-- start Material for this task --

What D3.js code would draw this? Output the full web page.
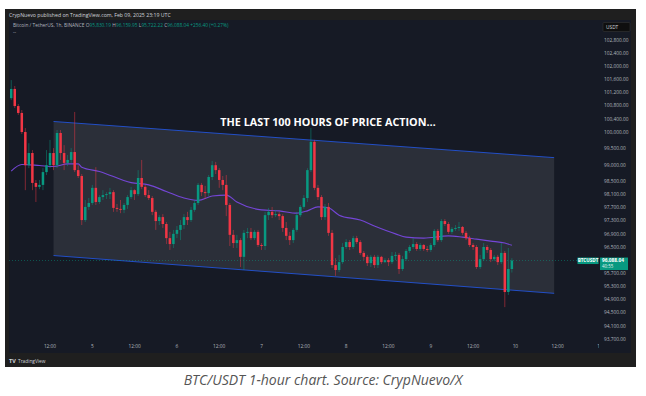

-- end Material for this task --
-- start Material for this task --

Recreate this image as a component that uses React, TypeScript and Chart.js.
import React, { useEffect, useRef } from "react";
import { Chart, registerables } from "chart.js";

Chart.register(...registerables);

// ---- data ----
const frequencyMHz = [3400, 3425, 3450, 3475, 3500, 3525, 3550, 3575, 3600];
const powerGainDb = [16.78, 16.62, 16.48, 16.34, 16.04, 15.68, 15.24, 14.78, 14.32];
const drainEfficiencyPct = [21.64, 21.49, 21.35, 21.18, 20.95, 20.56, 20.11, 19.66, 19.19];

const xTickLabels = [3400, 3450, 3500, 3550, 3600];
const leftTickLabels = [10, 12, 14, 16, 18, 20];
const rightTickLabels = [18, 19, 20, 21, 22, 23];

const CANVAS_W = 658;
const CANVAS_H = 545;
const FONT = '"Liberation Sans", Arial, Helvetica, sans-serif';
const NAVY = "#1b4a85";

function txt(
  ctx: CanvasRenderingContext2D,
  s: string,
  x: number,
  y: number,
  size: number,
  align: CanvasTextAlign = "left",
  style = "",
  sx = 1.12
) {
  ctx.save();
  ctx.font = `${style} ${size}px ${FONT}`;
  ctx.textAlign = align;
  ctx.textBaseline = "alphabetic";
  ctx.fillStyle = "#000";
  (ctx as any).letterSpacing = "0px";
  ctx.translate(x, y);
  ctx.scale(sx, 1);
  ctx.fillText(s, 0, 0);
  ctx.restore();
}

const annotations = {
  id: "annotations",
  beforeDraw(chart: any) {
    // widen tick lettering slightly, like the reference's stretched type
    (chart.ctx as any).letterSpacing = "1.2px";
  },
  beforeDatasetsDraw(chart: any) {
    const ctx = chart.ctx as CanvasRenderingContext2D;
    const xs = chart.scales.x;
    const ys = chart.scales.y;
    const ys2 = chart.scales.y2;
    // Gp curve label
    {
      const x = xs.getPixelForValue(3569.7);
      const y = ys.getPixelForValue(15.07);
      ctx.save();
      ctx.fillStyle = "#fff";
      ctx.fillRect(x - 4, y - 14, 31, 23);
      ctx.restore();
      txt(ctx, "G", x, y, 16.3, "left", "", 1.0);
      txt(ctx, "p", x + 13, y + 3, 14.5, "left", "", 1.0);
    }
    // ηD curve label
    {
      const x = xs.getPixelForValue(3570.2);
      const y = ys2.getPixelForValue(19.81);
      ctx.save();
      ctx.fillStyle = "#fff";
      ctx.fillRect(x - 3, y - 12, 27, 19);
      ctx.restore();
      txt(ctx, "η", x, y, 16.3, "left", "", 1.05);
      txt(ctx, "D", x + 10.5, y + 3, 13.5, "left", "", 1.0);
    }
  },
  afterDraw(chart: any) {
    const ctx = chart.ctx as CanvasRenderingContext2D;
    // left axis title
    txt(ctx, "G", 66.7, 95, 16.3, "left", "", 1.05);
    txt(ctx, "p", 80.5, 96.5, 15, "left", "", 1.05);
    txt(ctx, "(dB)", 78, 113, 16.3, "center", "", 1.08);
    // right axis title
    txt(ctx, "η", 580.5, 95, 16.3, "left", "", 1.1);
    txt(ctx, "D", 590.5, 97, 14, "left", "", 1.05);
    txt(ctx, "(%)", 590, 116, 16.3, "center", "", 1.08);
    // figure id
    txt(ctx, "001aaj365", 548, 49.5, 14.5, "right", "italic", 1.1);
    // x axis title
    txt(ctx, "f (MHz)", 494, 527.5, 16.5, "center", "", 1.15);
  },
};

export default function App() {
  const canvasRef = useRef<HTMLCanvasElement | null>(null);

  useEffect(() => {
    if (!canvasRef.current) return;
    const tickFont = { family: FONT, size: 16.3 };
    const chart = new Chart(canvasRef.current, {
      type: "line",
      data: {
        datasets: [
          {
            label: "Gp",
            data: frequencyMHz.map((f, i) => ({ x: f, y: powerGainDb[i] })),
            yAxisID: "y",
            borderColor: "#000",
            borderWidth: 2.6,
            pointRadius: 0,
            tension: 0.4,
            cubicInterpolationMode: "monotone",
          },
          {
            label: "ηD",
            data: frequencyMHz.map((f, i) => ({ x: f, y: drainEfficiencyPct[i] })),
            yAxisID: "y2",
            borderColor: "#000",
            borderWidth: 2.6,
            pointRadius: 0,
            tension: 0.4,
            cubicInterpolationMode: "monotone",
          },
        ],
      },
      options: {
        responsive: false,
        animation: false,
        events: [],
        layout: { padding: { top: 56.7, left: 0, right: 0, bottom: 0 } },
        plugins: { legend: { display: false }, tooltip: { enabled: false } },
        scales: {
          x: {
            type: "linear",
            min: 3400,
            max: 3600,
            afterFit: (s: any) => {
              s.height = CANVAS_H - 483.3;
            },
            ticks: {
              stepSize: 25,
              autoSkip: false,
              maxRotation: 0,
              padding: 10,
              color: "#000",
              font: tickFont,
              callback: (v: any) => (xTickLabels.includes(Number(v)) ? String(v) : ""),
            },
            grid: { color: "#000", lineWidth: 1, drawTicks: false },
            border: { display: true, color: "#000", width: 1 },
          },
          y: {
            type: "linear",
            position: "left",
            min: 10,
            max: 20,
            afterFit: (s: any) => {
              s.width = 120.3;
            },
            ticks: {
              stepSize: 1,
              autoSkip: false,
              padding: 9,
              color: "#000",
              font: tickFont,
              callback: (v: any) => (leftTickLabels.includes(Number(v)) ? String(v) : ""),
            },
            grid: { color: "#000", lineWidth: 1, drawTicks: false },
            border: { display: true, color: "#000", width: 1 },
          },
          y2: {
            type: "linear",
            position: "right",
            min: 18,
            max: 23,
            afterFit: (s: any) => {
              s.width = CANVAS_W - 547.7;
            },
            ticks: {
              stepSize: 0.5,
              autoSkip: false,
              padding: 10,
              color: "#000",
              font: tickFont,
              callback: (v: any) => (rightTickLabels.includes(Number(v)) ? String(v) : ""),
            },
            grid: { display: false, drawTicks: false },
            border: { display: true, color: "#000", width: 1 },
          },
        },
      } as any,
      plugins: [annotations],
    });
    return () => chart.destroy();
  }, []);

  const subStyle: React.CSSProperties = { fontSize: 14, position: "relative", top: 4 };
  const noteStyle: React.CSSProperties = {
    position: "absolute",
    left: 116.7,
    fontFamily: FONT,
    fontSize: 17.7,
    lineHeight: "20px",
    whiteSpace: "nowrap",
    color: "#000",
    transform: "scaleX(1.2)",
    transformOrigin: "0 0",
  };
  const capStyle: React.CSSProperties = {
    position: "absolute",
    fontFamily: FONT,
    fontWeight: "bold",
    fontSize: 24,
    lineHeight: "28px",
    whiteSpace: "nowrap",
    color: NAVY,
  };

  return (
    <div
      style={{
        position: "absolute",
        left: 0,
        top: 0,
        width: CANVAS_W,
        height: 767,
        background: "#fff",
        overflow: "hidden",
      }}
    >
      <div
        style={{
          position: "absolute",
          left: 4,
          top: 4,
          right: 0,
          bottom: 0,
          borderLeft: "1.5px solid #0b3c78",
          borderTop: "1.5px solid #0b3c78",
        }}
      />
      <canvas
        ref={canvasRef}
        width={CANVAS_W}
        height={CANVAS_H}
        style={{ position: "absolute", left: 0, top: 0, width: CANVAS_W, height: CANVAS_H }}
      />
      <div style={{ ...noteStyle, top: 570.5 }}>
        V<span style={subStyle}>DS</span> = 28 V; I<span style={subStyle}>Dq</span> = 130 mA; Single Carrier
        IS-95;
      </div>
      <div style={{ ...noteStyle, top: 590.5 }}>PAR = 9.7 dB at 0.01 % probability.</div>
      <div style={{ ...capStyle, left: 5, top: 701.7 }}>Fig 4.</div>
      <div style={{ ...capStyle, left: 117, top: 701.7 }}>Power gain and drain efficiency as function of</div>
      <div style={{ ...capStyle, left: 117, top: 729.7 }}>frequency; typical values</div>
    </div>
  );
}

-- end Material for this task --

[What to do]:
Starting at the line that contains "Recreate this image" and ending at the line that contains "const rightTickLabels = [18, 19, 20, 21, 22, 23];", retype each line exactly; omit everything outside that range.

[Answer to the problem]:
Recreate this image as a component that uses React, TypeScript and Chart.js.
import React, { useEffect, useRef } from "react";
import { Chart, registerables } from "chart.js";

Chart.register(...registerables);

// ---- data ----
const frequencyMHz = [3400, 3425, 3450, 3475, 3500, 3525, 3550, 3575, 3600];
const powerGainDb = [16.78, 16.62, 16.48, 16.34, 16.04, 15.68, 15.24, 14.78, 14.32];
const drainEfficiencyPct = [21.64, 21.49, 21.35, 21.18, 20.95, 20.56, 20.11, 19.66, 19.19];

const xTickLabels = [3400, 3450, 3500, 3550, 3600];
const leftTickLabels = [10, 12, 14, 16, 18, 20];
const rightTickLabels = [18, 19, 20, 21, 22, 23];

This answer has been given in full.